The moment lockdown restrictions eased, my wife Anna booked up trips to Europe, to visit houses and villages I thought I’d never see again, such were the initial predictions about the zombie apocalypse. I’d not been to Barenton, Normandy, for example, since last autumn, but that hadn’t stopped the plumber and the builder from sending me regular bills. It is in this decaying granite villa, stretching over four floors, that the accumulated junk from the Herefordshire Balkans has been shoved — thousands of books, crates of manuscripts and letters, the children’s toys, even the children. Oscar, the middle son, spent time here, depleting the cellar after he broke up with a girlfriend. He ran back to England terrified when a mouse leapt out of an oven glove.
The trouble with the plumber and builder is that they won’t do what they are told. I am trying to restore the wooden shutters, install art deco sinks with chrome taps, generally conserve the original features. The French have no sympathy with this. They think the taps will leak, that wooden shutters are inferior to nice plastic ones, and original features, marble fireplaces and 19th-century silk wallpaper are what go in the trash. Only the new commands respect, so not for the first time I realized how everything I love is dying — my taste for heavy, dark furniture, mottled mirrors, dusty velvet curtains, silver cutlery, which to me belongs with order, elegance, style.
But I enjoyed having a big place to spread out in, a garden that is like a park, which costs an arm and a leg to maintain. I was beginning to get very settled, in fact, when it was time to go to southern Italy, where a few years ago, for reasons I can’t recall, I acquired a donkey hut in the Molise, thinking it may make a nice vacation home. It may very well one day be one of those, especially if I live to be a thousand, as after all this time the builder still hasn’t managed to get further than cladding the place in scaffolding. I own the most elaborate lightning rod in the Mediterranean. To get even that far required paperwork and rubber stamps from officials in every office east of Naples. My wife and I spent a full week trying to find the right people to switch on the electricity, then a similar period for the gas.

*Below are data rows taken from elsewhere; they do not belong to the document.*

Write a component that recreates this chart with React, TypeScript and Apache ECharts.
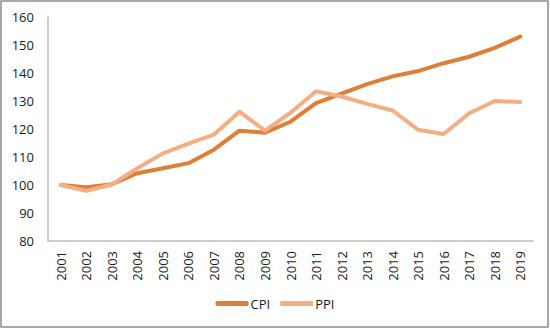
import React, { useEffect, useRef } from "react";
import * as echarts from "echarts";

const years = ["2001","2002","2003","2004","2005","2006","2007","2008","2009","2010","2011","2012","2013","2014","2015","2016","2017","2018","2019"];
const cpi = [100, 99.2, 100.3, 104.2, 106, 107.8, 112.6, 119.4, 118.7, 122.6, 129.2, 132.6, 136, 138.8, 140.7, 143.5, 145.8, 149, 153];
const ppi = [100, 97.9, 100.2, 106, 111.3, 114.8, 118, 126.2, 119.4, 125.8, 133.5, 131.6, 129, 126.6, 119.7, 118.2, 125.6, 130, 129.6];
const yTicks = { min: 80, max: 160, interval: 10 };

export default function App() {
  const ref = useRef<HTMLDivElement>(null);
  useEffect(() => {
    const chart = echarts.init(ref.current!, undefined, { renderer: "svg" });
    const font = "Open Sans";
    chart.setOption({
      animation: false,
      backgroundColor: "#ffffff",
      textStyle: { fontFamily: font },
      graphic: [
        {
          type: "rect",
          shape: { x: 1, y: 1, width: 547, height: 326 },
          style: { fill: "none", stroke: "#8c8c8c", lineWidth: 1.5 },
          silent: true,
        },
      ],
      grid: { left: 48, right: 17, top: 17, bottom: 89, containLabel: false },
      legend: {
        bottom: 15,
        left: "center",
        itemWidth: 33,
        itemHeight: 5,
        itemGap: 10,
        icon: "roundRect",
        textStyle: { fontSize: 13, color: "#1a1a1a", fontFamily: font, padding: [0, 0, 0, -3] },
        data: ["CPI", "PPI"],
      },
      xAxis: {
        type: "category",
        data: years,
        boundaryGap: true,
        axisLine: { lineStyle: { color: "#bfbfbf", width: 1.5 } },
        axisTick: { show: false },
        axisLabel: { rotate: 90, fontSize: 13, color: "#1a1a1a", margin: 10, fontFamily: font },
      },
      yAxis: {
        type: "value",
        min: yTicks.min,
        max: yTicks.max,
        interval: yTicks.interval,
        axisLine: { show: true, lineStyle: { color: "#bfbfbf", width: 1.5 } },
        axisTick: { show: false },
        splitLine: { show: false },
        axisLabel: { fontSize: 13, color: "#1a1a1a", margin: 14, fontFamily: font },
      },
      series: [
        {
          name: "CPI",
          type: "line",
          data: cpi,
          symbol: "none",
          lineStyle: { width: 4, color: "#E07E35", cap: "round", join: "round" },
          itemStyle: { color: "#E07E35" },
        },
        {
          name: "PPI",
          type: "line",
          data: ppi,
          symbol: "none",
          lineStyle: { width: 4, color: "#F5AE82", cap: "round", join: "round" },
          itemStyle: { color: "#F5AE82" },
        },
      ],
    });
    return () => chart.dispose();
  }, []);
  return <div ref={ref} style={{ position: "fixed", left: 0, top: 0, width: 550, height: 330 }} />;
}
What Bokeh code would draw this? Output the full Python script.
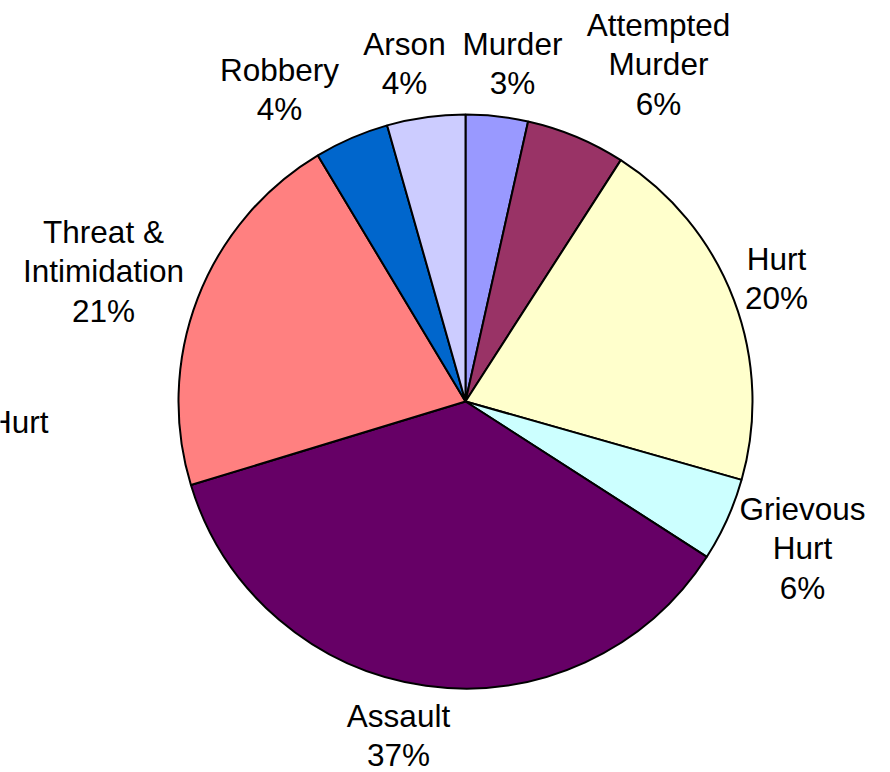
import math
from bokeh.plotting import figure
from bokeh.models import ColumnDataSource, Range1d
from bokeh.core.properties import value
from bokeh.embed import file_html
from bokeh.resources import INLINE

# ---- data ----
categories = ["Murder", "Attempted\nMurder", "Hurt", "Grievous\nHurt",
              "Assault", "Threat &\nIntimidation", "Robbery", "Arson"]
shares = [3.5, 5.6, 20.3, 4.7, 36.2, 21.1, 4.2, 4.4]
pct_labels = ["3%", "6%", "20%", "6%", "37%", "21%", "4%", "4%"]
colors = ["#9999FF", "#993366", "#FFFFCC", "#CCFFFF",
          "#660066", "#FF8080", "#0066CC", "#CCCCFF"]
extra_label = "Hurt"   # partly cut-off label at the left edge

# ---- layout (pixels in the page picture) ----
W, H = 890, 772
CX_IMG, CY_IMG, R = 465, 401, 287
TEXT_SHIFT = -9
# label anchors: centre x, first baseline y
LABEL_ANCHOR = [(512, 52), (658, 33), (776, 267), (802, 517),
                (398, 724), (103, 240), (279, 78), (404, 52)]
EXTRA_ANCHOR = (48, 430)
LINE_STEP = 39.7
FONT = "Liberation Sans"
FSIZE = "31.5px"


def dx(px):
    return px


def dy(py):
    return H - py


total = sum(shares)
starts, ends = [], []
cum = 0.0
for s in shares:
    starts.append(math.pi / 2 - 2 * math.pi * cum / total)
    cum += s
    ends.append(math.pi / 2 - 2 * math.pi * cum / total)

p = figure(width=W, height=H, output_backend="svg", toolbar_location=None,
           x_range=Range1d(0, W), y_range=Range1d(0, H), min_border=0)
p.axis.visible = False
p.grid.visible = False
p.outline_line_color = None
p.background_fill_color = "white"
p.border_fill_color = "white"

src = ColumnDataSource(dict(start=starts, end=ends, color=colors))
p.wedge(x=dx(CX_IMG), y=dy(CY_IMG), radius=R, start_angle="start",
        end_angle="end", direction="clock", fill_color="color",
        line_color="black", line_width=2, source=src)

tx, ty, tt = [], [], []
for cat, pct, (ax, ay) in zip(categories, pct_labels, LABEL_ANCHOR):
    lines = cat.split("\n") + [pct]
    for i, ln in enumerate(lines):
        tx.append(dx(ax))
        ty.append(dy(ay + TEXT_SHIFT + i * LINE_STEP))
        tt.append(ln)

p.text(x=tx, y=ty, text=tt, text_align="center", text_baseline="alphabetic",
       text_font=value(FONT), text_font_size=FSIZE, text_color="black")
p.text(x=[dx(EXTRA_ANCHOR[0])], y=[dy(EXTRA_ANCHOR[1] + TEXT_SHIFT)],
       text=[extra_label], text_align="right", text_baseline="alphabetic",
       text_font=value(FONT), text_font_size=FSIZE, text_color="black")

open("out.html", "w").write(file_html(p, INLINE))
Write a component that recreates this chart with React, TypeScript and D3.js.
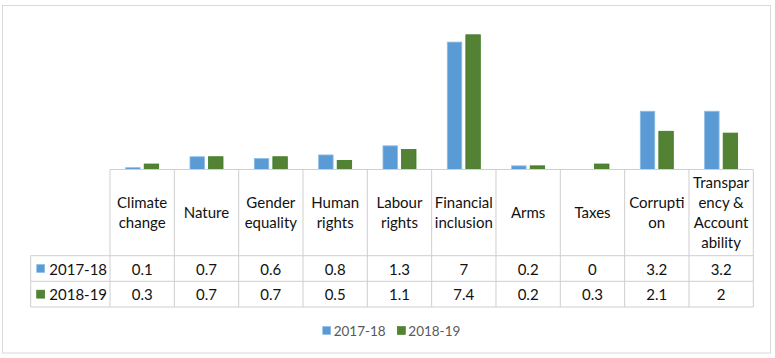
import * as d3 from "d3";
import React from "react";

const categories = [
  ["Climate", "change"],
  ["Nature"],
  ["Gender", "equality"],
  ["Human", "rights"],
  ["Labour", "rights"],
  ["Financial", "inclusion"],
  ["Arms"],
  ["Taxes"],
  ["Corrupti", "on"],
  ["Transpar", "ency &", "Account", "ability"],
];

const seriesNames = ["2017-18", "2018-19"];
const values1718 = [0.1, 0.7, 0.6, 0.8, 1.3, 7, 0.2, 0, 3.2, 3.2];
const values1819 = [0.3, 0.7, 0.7, 0.5, 1.1, 7.4, 0.2, 0.3, 2.1, 2];
const seriesValues = [values1718, values1819];
const seriesFill = ["#5b9bd5", "#548235"];
const seriesStroke = ["#8cbbe6", "#3b7a1e"];

const width = 775;
const height = 358;
const font = "Lato, 'Noto Sans', sans-serif";
const gridColor = "#cfcfcf";

const tableLeft = 110;
const tableRight = 753.3;
const baseY = 169.5;
const headerBottom = 255.7;
const row1Bottom = 281.3;
const row2Bottom = 307;
const legendColLeft = 30.7;

const App: React.FC = () => {
  const keys = categories.map((c) => c.join(" "));
  const x = d3.scaleBand<string>().domain(keys).range([tableLeft, tableRight]).padding(0);
  const bw = x.bandwidth();
  const groupW = 33;
  const x1 = d3
    .scaleBand<string>()
    .domain(seriesNames)
    .range([(bw - groupW) / 2, (bw + groupW) / 2])
    .paddingInner(0.22);
  const y = d3.scaleLinear().domain([0, 8]).range([baseY, baseY - 8 * 18.2]);

  const rowTops = [headerBottom, row1Bottom];
  const rowBottoms = [row1Bottom, row2Bottom];

  return (
    <svg
      width={width}
      height={height}
      style={{ position: "absolute", left: 0, top: 0, background: "#fff" }}
      fontFamily={font}
    >
      {/* chart area border */}
      <rect x={2.5} y={5.5} width={768} height={347.5} fill="#fff" stroke="#d9d9d9" strokeWidth={1} />

      {/* bars */}
      {seriesNames.map((s, si) => (
        <g key={s}>
          {keys.map((k, i) => {
            const v = seriesValues[si][i];
            if (v <= 0) return null;
            const bx = (x(k) ?? 0) + (x1(s) ?? 0);
            return (
              <rect
                key={k}
                x={bx}
                y={y(v)}
                width={x1.bandwidth()}
                height={baseY - y(v)}
                fill={seriesFill[si]}
                stroke={seriesStroke[si]}
                strokeWidth={0.8}
              />
            );
          })}
        </g>
      ))}

      {/* data table grid */}
      <g stroke={gridColor} strokeWidth={1} fill="none">
        <line x1={tableLeft} x2={tableRight} y1={baseY} y2={baseY} />
        <line x1={legendColLeft} x2={tableRight} y1={headerBottom} y2={headerBottom} />
        <line x1={legendColLeft} x2={tableRight} y1={row1Bottom} y2={row1Bottom} />
        <line x1={legendColLeft} x2={tableRight} y1={row2Bottom} y2={row2Bottom} />
        <line x1={legendColLeft} x2={legendColLeft} y1={headerBottom} y2={row2Bottom} />
        {keys.map((k) => (
          <line key={k} x1={x(k)} x2={x(k)} y1={baseY} y2={row2Bottom} />
        ))}
        <line x1={tableRight} x2={tableRight} y1={baseY} y2={row2Bottom} />
      </g>

      {/* header labels */}
      <g fontSize={15} fill="#111" textAnchor="middle">
        {categories.map((lines, i) => {
          const cx = (x(keys[i]) ?? 0) + bw / 2;
          const cy = (baseY + headerBottom) / 2 - 0.5;
          return (
            <text key={keys[i]} x={cx} dominantBaseline="central">
              {lines.map((ln, li) => (
                <tspan key={li} x={cx} y={cy + (li - (lines.length - 1) / 2) * 20}>
                  {ln}
                </tspan>
              ))}
            </text>
          );
        })}
      </g>

      {/* values rows */}
      {seriesNames.map((s, si) => {
        const cy = (rowTops[si] + rowBottoms[si]) / 2;
        return (
          <g key={s} fontSize={15} fill="#111">
            <rect x={36.7} y={cy - 4} width={8} height={8} fill={seriesFill[si]} stroke={seriesStroke[si]} strokeWidth={0.6} />
            <text x={49.3} y={cy} dominantBaseline="central">
              {s}
            </text>
            {keys.map((k, i) => (
              <text key={k} x={(x(k) ?? 0) + bw / 2} y={cy} textAnchor="middle" dominantBaseline="central">
                {seriesValues[si][i]}
              </text>
            ))}
          </g>
        );
      })}

      {/* legend */}
      {seriesNames.map((s, si) => {
        const lx = [322.7, 397.3][si];
        return (
          <g key={s}>
            <rect x={lx} y={326.5} width={8} height={8} fill={seriesFill[si]} stroke={seriesStroke[si]} strokeWidth={0.6} />
            <text x={lx + 11} y={330.5} fontSize={13.5} fill="#595959" dominantBaseline="central">
              {s}
            </text>
          </g>
        );
      })}
    </svg>
  );
};

export default App;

Regarding the water, we had to have appointments with the mayor and his confederates, who made us sign heaps of forms in triplicate and took photocopies of our passports and birth certificates and marriage certificate. The mayor then reached under his desk, and with a big flourish handed over a box, which contained a spanking new water meter. We then waited about all day for the builder and the plumber, who when they finally arrived presented us with a huge pot of honey.
It’s a beautiful part of the world, almost unspoiled, though nasty little cars have replaced the donkeys. It was also as hot as a furnace, and the fan in our bedroom was like an airplane propeller. We had something of a scorpion invasion, and I was always trepidatious, putting on shoes or standing in the shower.
What I dislike about Normandy is that it is so full of British expatriates, the actual French are thin on the ground, the France of Proust lost to time. The Molise, by contrast, is so unvisited that the locals have never met anyone from abroad, have never heard English spoken. They stare at us openly in the streets, like we are aliens — and they invite us in for drinks and cakes, full of curiosity.
It doesn’t end there, I’m afraid. When 20 years ago HBO filmed one of my ravings, I bought a house in Canada, realized immediately it was too far to get to for a weekend, and switched it for a place in Austria, which has similar lakes and snowy mountains. So, after Italy we went to Salzburg and ten days in Bad Ischl, where, because Britain has left the EU, they have very sweetly imposed extra property taxes on us, which they call a Freizeitwohnungspauschale. Why does every Germanic word look like a declaration of war?
The populace is always friendly, however, courteous and formal in the ways I appreciate. In Bad Ischl, where Franz Lehar is played on the bandstands, social changes are resisted. They unabashedly wear traditional national dress, for example, lederhosen and hats with big shaving brushes for the chaps, the chapesses in dirndls.
It was only when we were finally flying back, we found out Austria was now on the blacklist, and we’d have to go into quarantine for two weeks. My least nice dwelling is the one in Hastings, Sussex. It is the size of a phone box, situated in the slum district, and overlooks a yard with immigrants’ laundry. Here I am currently under house arrest, a fugitive from justice if I so much as take the trash out.